How are you shining?
Today a lot of you have reflected on the changes that have or have not occurred in you lives since your WLS. I, like Kellie, think some of my growth has come with my age. Another part comes from getting my mental health in gear right before my surgery. That in itself was a big deal.
I wasn't SMO long. I gained a 100 pounds in a little over a year. That last hundred pounds really limited me. Many people work the way I was and then come home to kids. I did nothing! I know my friends see a change, because I can walk normally again and participate.
The longer we couldn't participate or move off the couch, the more friends we had that expected us that way. Some of them needed us that way. When we break free from our prison the shift in us ruins the role we had in their life.
So many of my friends wanted the new Loris. The one that doesn't moan and complain as much. The one that can now overlook her mom's faults, because poor sick mom has a sucky life. One who embraces her new body in cute clothes. The one who takes an interest in others that are breaking out of their old molds. One who is now playful.
Now I am ready to get back in the world and start volunteering again. Yes, I have changed. I have worked hard to have change my attitude and anyone that liked the downtrodden, immobile, grouchy me might not want to let me shine. How are you shining? Loris
Loris 344/119@ 5'2" Below Goal
Lower body lift 10/17/2007
Upper body lift 1/23/2008
Well, I'm only a few days post-op so I can't say how my life has changed since the operation, but the pre-op process really helped me to see a lot of things about myself. As I kid, I suffered badly from depression and I've worked with therapists for many years (and will continue to). No matter how much work I've done though, a part of me has always seen myself as "defective". Completing my psych. eval. was a real eye opener for me.
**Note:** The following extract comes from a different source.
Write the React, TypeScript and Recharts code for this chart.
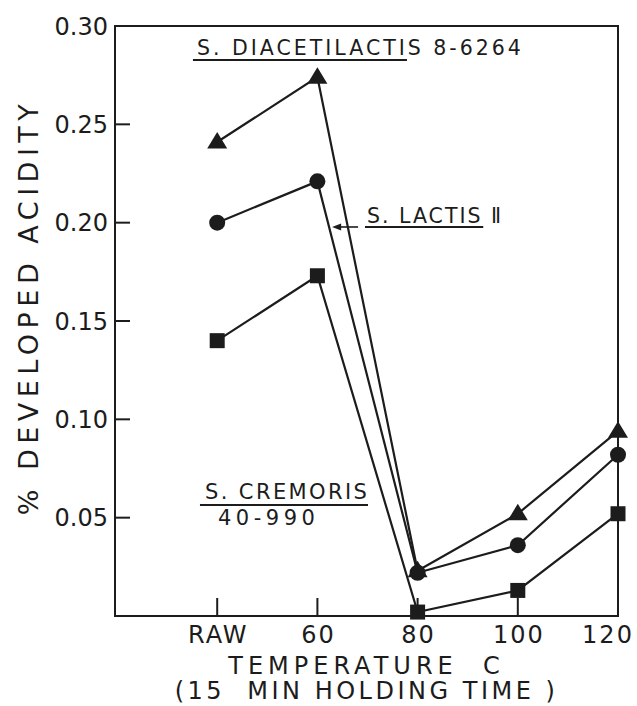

The psychologist that I met with told me that she hasn't seen anyone as "well rounded and adjusted" as she has seen me. I suppose that's a good thing since I'm also a counselor...it doesn't seem so much like the blind leading the blind, but it felt good and it made me realize that I really need to set this excess weight aside and be fully who I am...a well-rounded, adjusted person. I don't need to hide behind the fat anymore and I will be OK without it.